Though Major League Baseball’s crackdown on foreign substances is meant to expose the game’s cheaters, the new rules may result in a positive unintended consequence — clearing innocent pitchers, even eliminating them from prior speculation — according to Hall of Famer Tom Glavine.
The crackdown already has cleared one big-name pitcher — Washington’s Max Scherzer — Glavine said.
“I think there will be some guys who are not doing anything that maybe we’ve heard whispers about,” Glavine said Wednesday during a conference call to promote the upcoming American Century Championship celebrity golf tournament. “To me, Scherzer’s one of those guys that I’ve heard whispers about. He clearly wanted to show that he was not [using foreign substances]. And he was irked by it. And I completely understand his reaction.”

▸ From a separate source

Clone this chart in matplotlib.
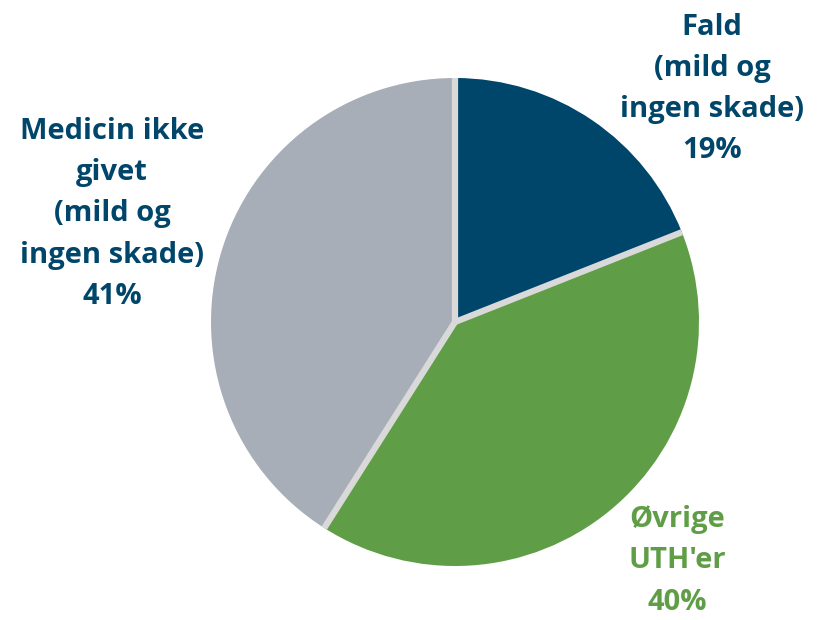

Schezer finds himself at the center of MLB’s crackdown following his theatrics during Tuesday’s game against the Phillies. After Philadelphia manager Joe Girardi requested that umpires check Scherzer in the middle of the fourth inning — Scherzer’s third inspection of the game — Scherzer exploded, tossing his glove and hat to the ground while gesturing to the Philadelphia dugout.
Though some pitchers have handled the inspections with mild manners, Scherzer and Oakland’s Sergio Romo were clearly frustrated. Romo started to undress on the field.
“I would venture to say, with me, I would walk off the mound, ‘Here’s my glove, here’s my hat, here’s my belt, all right. Let me go about my business,’ ” Glavine said. “ ‘Cause I’m sure it’s not fun for the umpires either. It’s the kind of thing, why make a bigger deal about it than you have to?”
While Glavine, the former Brave and Met, said he never used sticky stuff over the course of his 22-year major league career, he admitted to understanding the plight facing pitchers. Glavine, like former major leaguer Jerry Blevins, stressed the importance of common substances like sunscreen and rosin.
“You pitch in cold weather and that baseball feels like a snowball and it’s really hard to do anything with it,” Glavine said. “Sometimes in the middle of the summer, when it’s really hot and humid, it’s hard to keep your hand dry and the ball can get slippery.
“This has kinda been going on for a while and everyone knew it was going on. It got to a point where it got to be too much and Major League Baseball had to do something about it. So they only have themselves to blame, to some extent.”